El siguiente fue un año clave en las vidas y en las obras del trío. Tras seis libros que habían pasado sin pena ni gloria, fue entonces cuando Bioy publicó La invención de Morel, su obra maestra, con prólogo hiperbólico y no obstante preciso de Borges. También llegó en aquellos meses a las librerías la Antología de la literatura fantástica que compilaron entre los tres y donde incluyeron un cuento de cada uno (“El calamar opta por su tinta”, “Tlön, Uqbar, Orbis Tertius” y “La expiación”). Y Ocampo y Bioy se casaron.
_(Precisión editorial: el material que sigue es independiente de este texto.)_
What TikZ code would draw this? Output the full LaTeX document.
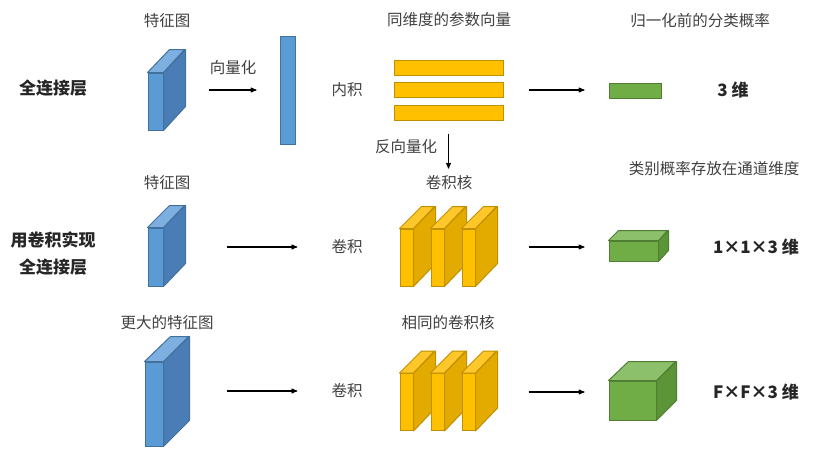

No se me ocurre otro caso comparable: tres de los grandes escritores en español del siglo XX cenaron juntos miles de veces. Y de 1737 de esas reuniones quedó un registro, a menudo un resumen, en los diarios de Bioy. En ellos hay un protagonista y dos actores secundarios. Ocampo asumía el margen. También la continuidad. Es uno de esos escritores sin obra maestra, en quienes lo que importa es el conjunto, el continuum, donde se dibuja un paisaje personalísimo, una atmósfera que difumina las unidades.
Es una de esas escritoras, en consecuencia, que desafían la circulación comercial y académica de la literatura: esquiva el título de lectura obligatoria, el poema único, el cuento que es elegido como uno de los diez mejores de la literatura argentina. No puede ser fácilmente fragmentada ni seleccionada. Tómala entera o déjala.
A partir de las escritoras que Enríquez menciona en su libro se puede dibujar un mapa de la mejor literatura iberomericana del siglo pasado escrita por mujeres, que lentamente va sobreimprimiéndose al tradicional, excesivamente masculino. La ambigua relación de Ocampo con Alejandra Pizarnik; los celos que la engulleron cuando descubrió la relación de Bioy con Elena Garro (incluida en la antología del año 40); la admiración que sintió por Clarice Lispector (“tenía esa cosa evanescente, que era su encanto”); o su relación personal y profesional con Rosa Chacel (quien, por cierto, publicó en el número 143 de la revista Sur una larguísima reseña de Los que aman, odian, la novela que Bioy y Ocampo escribieron a cuatro manos) tejen una constelación de escritoras extraordinarias que han entrado en el canon con retraso.
Reticente a confesar sus influencias y sus deslumbramientos, la menor de las hermanas Ocampo apenas mencionó a Lispector y a Djuna Barnes entre sus lecturas favoritas (quien amplía el mapa al hemisferio norte). También expresó su respeto por la obra de Julio Cortázar, sin duda el menos patriarcal de los autores del Boom, el más abierto a los géneros fluidos, y —por eso— el escritor argentino con quien más afinidad demuestra en sus relatos.
Esa cartografía no sería luminosa si perteneciera exclusivamente al siglo XX, si no fuera un mapa celeste también del siglo XXI. Silvina Ocampo es una referencia que Enríquez comparte con la otra escritora argentina nacida en los años setenta con mayor proyección internacional, Samanta Schweblin. Y la directora de cine argentina más premiada, de esa misma generación, Lucrecia Martel, le dedicó un documental inquietante y precioso: Silvina Ocampo: las dependencias. Han escrito sobre ella también algunas de las escritoras más importantes de las generaciones anteriores, como Matilde Sánchez, Graciela Speranza, María Moreno o Sylvia Molloy.
“Escribir antes o después de que sucedan las cosas es lo mismo: inventar es más fácil que recordar”, escribió la hermana menor mientras imaginaba futuros. Desde el nuestro la seguimos leyendo. Y reivindicando.